The thing about perseverance? It isn’t flashy. It’s quiet, consistent, and it doesn’t even need to be every day. It can be cyclical or sporadic or routine. Perseverance is, at its heart, about priorities and limitations. Is finishing important to you? Then finishing will need to come higher in your priorities and you will need to work within your own limitations. Some writers have written on their phones when they don’t have access to a computer. Some writers must find a dedicated first-reader to help encourage them before they can make any headway. And some writers have children and can only write in a gasp during the wee hours of the morning.
These writers are willing to make writing important to them, and they’re willing to acknowledge their unique circumstances might mean their writing time won’t look like anyone else’s.
Fear of finishing
Whether it’s fearing what comes after the manuscript is done, or fearing that once it’s done you’ll be adrift, or that your book is too awful to finish and will never be anything better, finishing can be terrifying. The fact that this project has been important to you somehow only makes the fear of finishing worse. It’s common to stop at a point in writing (different for everyone) and wonder if you should even try.

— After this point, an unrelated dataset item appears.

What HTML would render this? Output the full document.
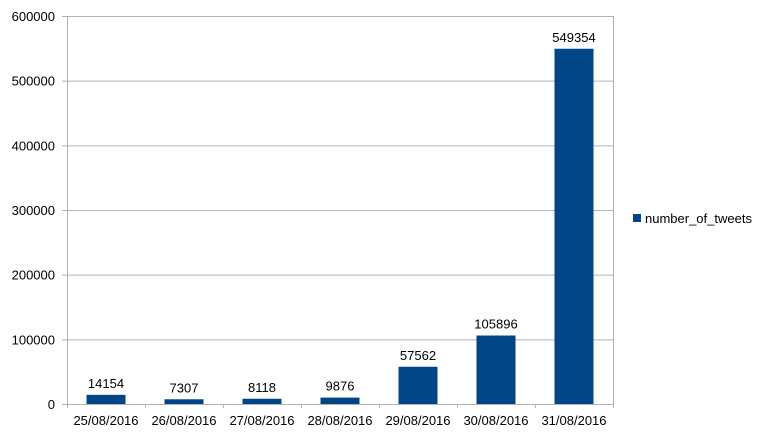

A finished manuscript doesn’t have to be perfect, however, and the only people who expect perfect are pedants. Yes it’s worth it, especially if it’s important to you.
Fear of bitter work
Writing can be difficult. There’s too much to keep track of, and the creative process can be messy and exhausting. At a certain point, all of that New Manuscript Enthusiasm is going to drain away and you’re going to be left with only your manuscript and all the reasons you started it to try and figure out how to move forward from there. For those that hate writing but love having written, this fear can be especially brutal, and even if the joy is in the puzzle, it’s a complicated puzzle.
Some important things are hard to do. That does not make them any less worth doing.
Fear of your own ferocity
Of all the fears, this one is probably my favorite. Your ferocity is your uniqueness—your voice, your passion, your commitment. What you desire and what you need to share. Writing true things, unique thing, requires a certain amount of risk, and putting yourself out there, revealing your thoughts and experiences and emotions, even through fiction, is absolutely terrifying. Passion is often punished, especially when we’re young and fitting in with the pack is a matter of survival. Writing is an exercise in training yourself out of shame and approval-seeking to a point where you understand that standing alone on the stage of your craft is a necessary expression in order to offer the world something new.

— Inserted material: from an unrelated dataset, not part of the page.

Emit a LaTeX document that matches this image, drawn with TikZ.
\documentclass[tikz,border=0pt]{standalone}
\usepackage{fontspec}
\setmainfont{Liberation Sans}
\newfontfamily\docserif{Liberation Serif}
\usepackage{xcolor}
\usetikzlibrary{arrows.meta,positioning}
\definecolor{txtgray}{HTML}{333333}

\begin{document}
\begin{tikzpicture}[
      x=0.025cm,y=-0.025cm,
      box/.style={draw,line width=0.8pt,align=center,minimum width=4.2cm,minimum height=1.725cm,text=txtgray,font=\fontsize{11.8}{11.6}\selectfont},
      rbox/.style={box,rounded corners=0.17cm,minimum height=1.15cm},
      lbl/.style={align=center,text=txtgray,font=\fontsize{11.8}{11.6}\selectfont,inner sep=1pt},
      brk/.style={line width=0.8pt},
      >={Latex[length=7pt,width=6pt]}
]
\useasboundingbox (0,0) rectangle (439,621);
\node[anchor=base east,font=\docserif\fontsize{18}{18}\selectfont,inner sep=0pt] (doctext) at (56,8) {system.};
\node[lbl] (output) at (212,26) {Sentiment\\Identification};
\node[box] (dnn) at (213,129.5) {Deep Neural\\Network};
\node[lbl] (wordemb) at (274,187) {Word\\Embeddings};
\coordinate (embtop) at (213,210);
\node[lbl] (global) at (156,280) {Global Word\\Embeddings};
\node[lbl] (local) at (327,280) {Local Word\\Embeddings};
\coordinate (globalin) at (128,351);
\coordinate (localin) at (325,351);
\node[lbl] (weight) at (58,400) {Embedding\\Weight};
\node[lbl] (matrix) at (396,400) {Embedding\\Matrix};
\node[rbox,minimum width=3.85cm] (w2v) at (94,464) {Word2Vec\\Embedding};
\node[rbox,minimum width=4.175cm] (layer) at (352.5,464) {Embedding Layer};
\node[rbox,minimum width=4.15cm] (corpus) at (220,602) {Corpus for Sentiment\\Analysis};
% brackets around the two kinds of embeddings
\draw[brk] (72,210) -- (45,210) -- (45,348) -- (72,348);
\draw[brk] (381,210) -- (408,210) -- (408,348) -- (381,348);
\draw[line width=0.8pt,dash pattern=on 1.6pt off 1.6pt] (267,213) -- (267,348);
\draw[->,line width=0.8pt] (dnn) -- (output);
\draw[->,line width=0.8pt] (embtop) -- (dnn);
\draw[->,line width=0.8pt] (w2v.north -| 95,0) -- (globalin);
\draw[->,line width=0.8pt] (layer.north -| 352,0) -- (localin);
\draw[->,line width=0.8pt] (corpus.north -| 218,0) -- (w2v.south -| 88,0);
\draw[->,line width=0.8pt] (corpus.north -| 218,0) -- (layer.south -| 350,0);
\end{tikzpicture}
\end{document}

If you think something is important, you’re the only one who matters. Be impassioned! It is okay to love your story, to need your story told. And if you need it told, someone out there needs to read it. Your ferocity is what’s going spark the connection between you and your reader, and that connection is vital.
Before I sign off, one final comment: neither these failures nor fears are referendums upon anyone’s character. The world is complex, as are individuals, and not every manuscript needs to be finished or need to be finished with the goal of publishing. Each of these fears or failures could have a hundred reasons for being, some of them excellent.
They’re simply reasons. The ‘why.’
But if you know why something is happening, you can fix it.